One distinction between our conception of ghost lore and that of seventeenth century China is the intention of the ghost’s return. It’s not as much about vengeance as righting an injustice or fixing a perceived problem — such as rectifying an improper burial or a “bad death.”
A bad death — murder, execution, suicide — can prompt a ghost’s return. If a woman dies unmarried, that too is considered a bad death. She is an anomaly in much the same way ghosts are anomalies — spirits are not supposed to return in the normal course of things. In the Chinese patrilineal, patrilocal system, women belonged to other people’s families, in a sense; they married out of their natal family, entered new marital families as strangers, and rarely took the surname of the new family. If a woman died unmarried, she would have no one to perform her posthumous worship.
However, in Chinese literary ghost tradition, there are few stories about ghosts visiting their kin. The great ghost stories and plays are about meeting the ghosts of strangers — about romantic rather than familial love and obligations. Not all ghosts in Chinese literature are female, but women were more likely, based on Chinese family structures, to meet the criteria for returning after death.

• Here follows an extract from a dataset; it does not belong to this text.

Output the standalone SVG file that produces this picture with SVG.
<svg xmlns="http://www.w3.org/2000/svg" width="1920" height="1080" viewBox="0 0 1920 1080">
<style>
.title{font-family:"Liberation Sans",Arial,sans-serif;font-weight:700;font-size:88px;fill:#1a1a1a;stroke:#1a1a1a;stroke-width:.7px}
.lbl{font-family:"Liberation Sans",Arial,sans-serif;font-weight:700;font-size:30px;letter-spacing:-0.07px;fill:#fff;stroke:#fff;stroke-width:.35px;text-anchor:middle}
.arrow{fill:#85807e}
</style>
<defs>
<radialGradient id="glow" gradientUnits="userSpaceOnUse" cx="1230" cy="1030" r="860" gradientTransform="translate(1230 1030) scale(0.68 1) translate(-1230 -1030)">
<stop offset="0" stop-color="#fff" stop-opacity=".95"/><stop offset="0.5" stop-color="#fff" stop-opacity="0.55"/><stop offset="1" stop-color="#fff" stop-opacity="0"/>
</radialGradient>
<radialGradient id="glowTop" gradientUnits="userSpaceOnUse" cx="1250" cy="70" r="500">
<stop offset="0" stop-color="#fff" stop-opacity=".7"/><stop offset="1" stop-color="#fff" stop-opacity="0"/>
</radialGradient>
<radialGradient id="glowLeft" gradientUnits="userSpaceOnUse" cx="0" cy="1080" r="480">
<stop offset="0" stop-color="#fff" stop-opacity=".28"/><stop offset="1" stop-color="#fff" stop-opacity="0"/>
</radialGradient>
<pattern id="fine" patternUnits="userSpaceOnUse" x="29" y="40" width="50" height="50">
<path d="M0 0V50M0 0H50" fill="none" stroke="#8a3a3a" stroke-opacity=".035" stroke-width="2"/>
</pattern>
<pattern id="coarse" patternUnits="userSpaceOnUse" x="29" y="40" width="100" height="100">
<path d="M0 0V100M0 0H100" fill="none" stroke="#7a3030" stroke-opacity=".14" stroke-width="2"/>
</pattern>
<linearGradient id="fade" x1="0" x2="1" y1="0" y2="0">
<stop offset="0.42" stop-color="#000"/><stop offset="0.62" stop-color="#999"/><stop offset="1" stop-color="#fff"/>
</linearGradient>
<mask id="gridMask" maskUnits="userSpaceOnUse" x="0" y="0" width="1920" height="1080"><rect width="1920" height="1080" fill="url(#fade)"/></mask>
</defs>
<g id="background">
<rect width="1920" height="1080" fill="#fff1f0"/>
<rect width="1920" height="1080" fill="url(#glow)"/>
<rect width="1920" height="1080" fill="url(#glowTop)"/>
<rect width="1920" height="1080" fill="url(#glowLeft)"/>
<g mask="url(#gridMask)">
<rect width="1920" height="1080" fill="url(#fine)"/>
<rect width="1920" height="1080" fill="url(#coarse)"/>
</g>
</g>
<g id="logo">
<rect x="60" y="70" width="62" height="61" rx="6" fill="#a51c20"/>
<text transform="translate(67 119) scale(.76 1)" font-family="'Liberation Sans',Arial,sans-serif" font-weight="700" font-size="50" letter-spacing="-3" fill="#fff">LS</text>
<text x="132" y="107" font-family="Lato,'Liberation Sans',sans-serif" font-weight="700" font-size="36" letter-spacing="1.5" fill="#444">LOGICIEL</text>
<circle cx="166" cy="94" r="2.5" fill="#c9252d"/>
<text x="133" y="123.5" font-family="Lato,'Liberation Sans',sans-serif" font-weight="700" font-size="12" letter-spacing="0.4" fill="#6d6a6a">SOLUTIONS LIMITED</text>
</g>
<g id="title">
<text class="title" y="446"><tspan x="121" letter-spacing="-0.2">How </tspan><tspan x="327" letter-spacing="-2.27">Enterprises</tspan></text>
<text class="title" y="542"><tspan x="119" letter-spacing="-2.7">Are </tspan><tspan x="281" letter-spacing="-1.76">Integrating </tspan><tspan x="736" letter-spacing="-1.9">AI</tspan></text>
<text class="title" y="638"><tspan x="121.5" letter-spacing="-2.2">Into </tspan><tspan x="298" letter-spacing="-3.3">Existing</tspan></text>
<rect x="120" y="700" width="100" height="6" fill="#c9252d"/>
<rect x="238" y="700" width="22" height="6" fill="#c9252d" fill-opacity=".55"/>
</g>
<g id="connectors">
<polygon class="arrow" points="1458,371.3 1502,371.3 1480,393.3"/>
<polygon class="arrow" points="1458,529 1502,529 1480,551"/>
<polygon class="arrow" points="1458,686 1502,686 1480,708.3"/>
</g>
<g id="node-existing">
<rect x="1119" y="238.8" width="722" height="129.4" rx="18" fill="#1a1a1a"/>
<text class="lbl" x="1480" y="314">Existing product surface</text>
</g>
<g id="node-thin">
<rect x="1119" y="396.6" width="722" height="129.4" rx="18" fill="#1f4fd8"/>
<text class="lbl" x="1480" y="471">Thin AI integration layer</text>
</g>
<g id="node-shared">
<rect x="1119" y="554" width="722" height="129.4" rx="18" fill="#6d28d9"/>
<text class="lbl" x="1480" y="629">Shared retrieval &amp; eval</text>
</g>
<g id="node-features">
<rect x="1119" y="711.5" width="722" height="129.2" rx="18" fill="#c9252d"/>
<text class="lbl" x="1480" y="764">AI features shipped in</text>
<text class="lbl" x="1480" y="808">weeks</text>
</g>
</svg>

Patrick R. Crowley is an assistant professor in Art History and specializes in the art and archaeology of the Roman world. His research interests include ancient optics, aesthetics, and phenomenological approaches to the matter of visual evidence. He is working on “The Phantom Image: Visuality and the Supernatural in Ancient Rome,” the first major historical study of ghosts in the art and visual culture of classical antiquity.

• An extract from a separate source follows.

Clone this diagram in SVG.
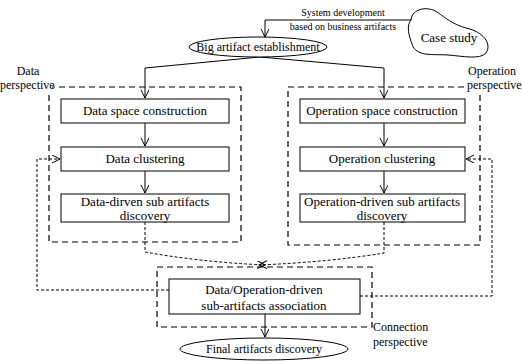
<svg xmlns="http://www.w3.org/2000/svg" width="522" height="361" viewBox="0 0 522 361" font-family="'Liberation Serif','Times New Roman',serif">
<defs>
<marker id="v" markerWidth="10" markerHeight="10" refX="8" refY="4" orient="auto" markerUnits="userSpaceOnUse">
<path d="M0,0 L8,4 L0,8" fill="none" stroke="#000" stroke-width="1"/>
</marker>
<style>
text{font-family:"Liberation Serif","Times New Roman",serif;fill:#000}
.box{fill:#fff;stroke:#000;stroke-width:1}
.grp{fill:none;stroke:#000;stroke-width:1.2;stroke-dasharray:6,4}
.c{fill:none;stroke:#000;stroke-width:1}
.fb{fill:none;stroke:#000;stroke-width:1;stroke-dasharray:3,2}
.t13{font-size:13px;text-anchor:middle}
.t12{font-size:12px;text-anchor:middle}
.t10{font-size:10px;text-anchor:middle}
.lab{font-size:12px}
</style>
</defs>
<rect width="522" height="361" fill="#fff"/>

<g id="data-perspective">
<rect class="grp" x="49" y="87" width="192" height="155"/>
<rect x="0" y="78" width="52" height="13" fill="#fff"/>
<text class="lab" x="28" y="75" text-anchor="middle">Data</text>
<text class="lab" x="0" y="89">perspective</text>
</g>
<g id="operation-perspective">
<rect class="grp" x="288" y="87" width="192" height="158"/>
<rect x="465" y="78" width="57" height="13" fill="#fff"/>
<text class="lab" x="492" y="75" text-anchor="middle">Operation</text>
<text class="lab" x="467" y="89">perspective</text>
</g>
<g id="connection-perspective">
<rect class="grp" x="157" y="267" width="215" height="60"/>
<text class="lab" x="373" y="331">Connection</text>
<text class="lab" x="373" y="346">perspective</text>
</g>

<g id="connectors">
<path class="c" d="M411,20 H265 V37" marker-end="url(#v)"/>
<path class="c" d="M260,57 L145,68 V98" marker-end="url(#v)"/>
<path class="c" d="M260,57 L384,68 V98" marker-end="url(#v)"/>
<path class="c" d="M145,123 V146" marker-end="url(#v)"/>
<path class="c" d="M145,171 V193" marker-end="url(#v)"/>
<path class="c" d="M384,123 V146" marker-end="url(#v)"/>
<path class="c" d="M384,171 V193" marker-end="url(#v)"/>
<path class="c" d="M265,314 V337" marker-end="url(#v)"/>
<path class="fb" d="M145,222 V252 Q200,262 265,265" marker-end="url(#v)"/>
<path class="fb" d="M384,222 V253 Q330,262 259,265" marker-end="url(#v)"/>
<path class="fb" d="M169,290 H37 V159 H60" marker-end="url(#v)"/>
<path class="fb" d="M360,296 H492 V159 H466" marker-end="url(#v)"/>
<text class="t10" x="343" y="16">System development</text>
<text class="t10" x="343" y="30">based on business artifacts</text>
</g>

<g id="case-study">
<path class="c" d="M411,20 C412,8 428,6 437,12 C446,18 452,24 466,28 C484,32 492,44 486,53 C480,60 462,56 448,55 C432,54 416,57 412,44 C409,36 406,26 411,20 Z"/>
<text class="t13" x="449" y="42">Case study</text>
</g>

<g id="big-artifact">
<ellipse class="box" cx="258" cy="47" rx="69" ry="10"/>
<text class="t12" x="258" y="51">Big artifact establishment</text>
</g>

<g id="data-space">
<rect class="box" x="61" y="99" width="168" height="24"/>
<text class="t13" x="145" y="115">Data space construction</text>
</g>
<g id="data-clustering">
<rect class="box" x="61" y="147" width="168" height="24"/>
<text class="t13" x="145" y="163">Data clustering</text>
</g>
<g id="data-driven">
<rect class="box" x="61" y="194" width="168" height="28"/>
<text class="t13" x="145" y="206">Data-dirven sub artifacts</text>
<text class="t13" x="145" y="220">discovery</text>
</g>

<g id="op-space">
<rect class="box" x="300" y="99" width="165" height="24"/>
<text class="t13" x="382" y="115">Operation space construction</text>
</g>
<g id="op-clustering">
<rect class="box" x="300" y="147" width="165" height="24"/>
<text class="t13" x="382" y="163">Operation clustering</text>
</g>
<g id="op-driven">
<rect class="box" x="300" y="194" width="165" height="28"/>
<text class="t13" x="382" y="206">Operation-driven sub artifacts</text>
<text class="t13" x="382" y="220">discovery</text>
</g>

<g id="association">
<rect class="box" x="169" y="279" width="191" height="35"/>
<text class="t13" x="264" y="294">Data/Operation-driven</text>
<text class="t13" x="264" y="310">sub-artifacts association</text>
</g>

<g id="final">
<ellipse class="box" cx="264" cy="349" rx="84" ry="11"/>
<text class="t12" x="264" y="353">Final artifacts discovery</text>
</g>
</svg>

I first became interested in the depiction of ghosts not through ancient studies but from an exhibition about ten years ago at the Metropolitan Museum of Art that explored the links between spiritualism and occult photography in the nineteenth century.

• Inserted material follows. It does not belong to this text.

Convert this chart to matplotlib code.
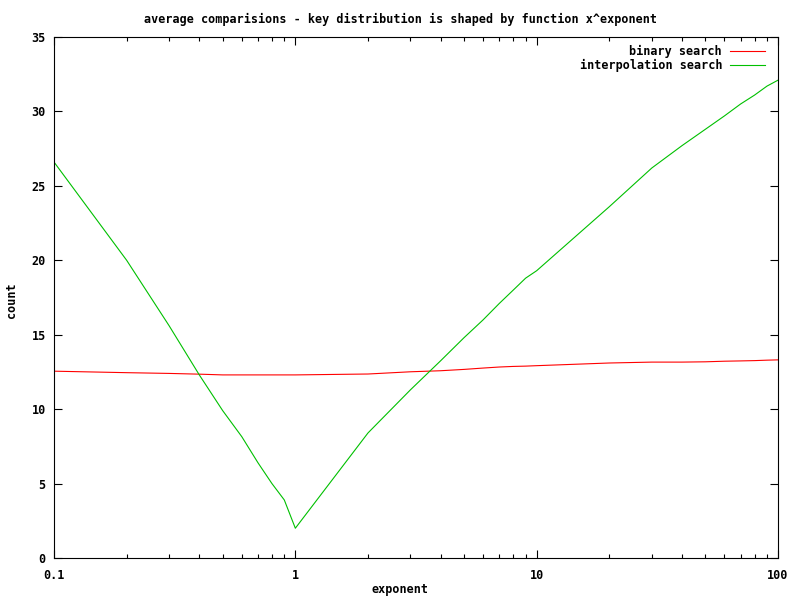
import matplotlib
matplotlib.use('Agg')
import matplotlib.pyplot as plt
from matplotlib.ticker import FixedLocator, FixedFormatter, NullFormatter

# exponent values (log-spaced samples)
exponent = [0.1, 0.2, 0.3, 0.4, 0.5, 0.6, 0.7, 0.8, 0.9, 1,
            2, 3, 4, 5, 6, 7, 8, 9, 10,
            20, 30, 40, 50, 60, 70, 80, 90, 100]

binary = [12.55, 12.45, 12.40, 12.35, 12.30, 12.30, 12.30, 12.30, 12.30, 12.30,
          12.36, 12.51, 12.58, 12.67, 12.76, 12.83, 12.87, 12.89, 12.92,
          13.10, 13.16, 13.16, 13.18, 13.22, 13.24, 13.26, 13.29, 13.31]

interpolation = [26.6, 20.0, 15.6, 12.3, 9.9, 8.15, 6.4, 5.0, 3.9, 2.0,
                 8.4, 11.3, 13.25, 14.8, 16.0, 17.1, 18.0, 18.8, 19.3,
                 23.6, 26.2, 27.7, 28.8, 29.7, 30.5, 31.1, 31.7, 32.1]

series_labels = ["binary search", "interpolation search"]
series_colors = ['#ff0000', '#00c000']

x_ticks = [0.1, 1, 10, 100]
x_tick_labels = ["0.1", "1", "10", "100"]
y_ticks = [0, 5, 10, 15, 20, 25, 30, 35]

plt.rcParams['font.family'] = ['DejaVu Sans Mono']
plt.rcParams['font.weight'] = 'bold'
fs = 8.5

fig = plt.figure(figsize=(8, 6), dpi=100)
ax = fig.add_axes([54 / 800, 42 / 600, 724 / 800, 521 / 600])

for vals, lab, col in zip([binary, interpolation], series_labels, series_colors):
    ax.plot(exponent, vals, color=col, linewidth=0.8, label=lab)

ax.set_xscale('log')
ax.set_xlim(0.1, 100)
ax.set_ylim(0, 35)

ax.xaxis.set_major_locator(FixedLocator(x_ticks))
ax.xaxis.set_major_formatter(FixedFormatter(x_tick_labels))
minor = [m * d for d in [0.1, 1, 10] for m in range(2, 10)]
ax.xaxis.set_minor_locator(FixedLocator(minor))
ax.xaxis.set_minor_formatter(NullFormatter())
ax.set_yticks(y_ticks)

ax.tick_params(which='major', direction='in', length=5.5, width=0.8,
               top=True, right=True, labelsize=fs, pad=6)
ax.tick_params(axis='x', which='major', pad=8)
ax.tick_params(which='minor', direction='in', length=3, width=0.8,
               top=True, right=False, left=False)
for s in ax.spines.values():
    s.set_linewidth(0.8)

fig.text(0.5, 1 - 19 / 600, "average comparisions - key distribution is shaped by function x^exponent",
         ha='center', va='center', fontsize=fs, fontweight='bold')
fig.text(0.5, 1 - 590 / 600, "exponent", ha='center', va='center', fontsize=fs, fontweight='bold')
fig.text(11 / 800, 0.5, "count", ha='center', va='center', rotation=90, fontsize=fs, fontweight='bold')

# gnuplot-style key: right-justified text, sample line to the right
for i, (lab, col) in enumerate(zip(series_labels, series_colors)):
    yk = 0.9731 - i * 0.0269
    ax.text(0.9227, yk, lab, transform=ax.transAxes, ha='right', va='center',
            fontsize=fs, fontweight='bold')
    ax.plot([0.9337, 0.982], [yk, yk], transform=ax.transAxes, color=col, linewidth=0.8)

fig.savefig('out.png', dpi=100)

When I turned to my own field, I noticed that the vast majority of examples, most of them in funerary art, appeared around the second century CE, which coincides with a period the ancients called the Second Sophistic — a time when the fascination with Greek myth, philosophy, religion, and art played a crucial role in the shaping of an emergent historical self-consciousness in the Roman Empire.
Ghosts had special knowledge and could serve as a channel through which the past speaks in the present. A hero barely mentioned in the Iliad, for example, could come back to haunt the living and recount all sorts of events in the Trojan War that Homer “missed.”
Today we often speak of a “belief in ghosts.” But for the Romans, as for antiquity in general, belief was inferior to knowledge. It was more important at this time to have knowledge about ghosts than to simply believe one way or the other in their existence.
You therefore have learned men writing letters to their friends asking whether they think that ghosts exist or are simply the products of our imagination? But it’s more than simply wondering — they were looking for evidence, whether that evidence was based on hearsay or even higher standards of proof.
Visual evidence was paramount in this regard. Did you see something with your own eyes? And if so, how do you know that you can trust them?
For the ancients, the same words were used for ghost and image, whether pictorial, mental, or perceptual in nature. This raises the question: What is an image?
For the ancients, then, an image of a ghost is an image of an image. And it is precisely this redundancy — the way images of ghosts show us something about both what an image is and what a ghost is — that makes them look rather different from our modern ghosts.
For rather than depicting ghosts as luminous and semitransparent phenomena as we find in the gothic imagination of the romantics or the spirit photographs of the nineteenth century, the ancients insisted on their superficial, if elusive, solidity.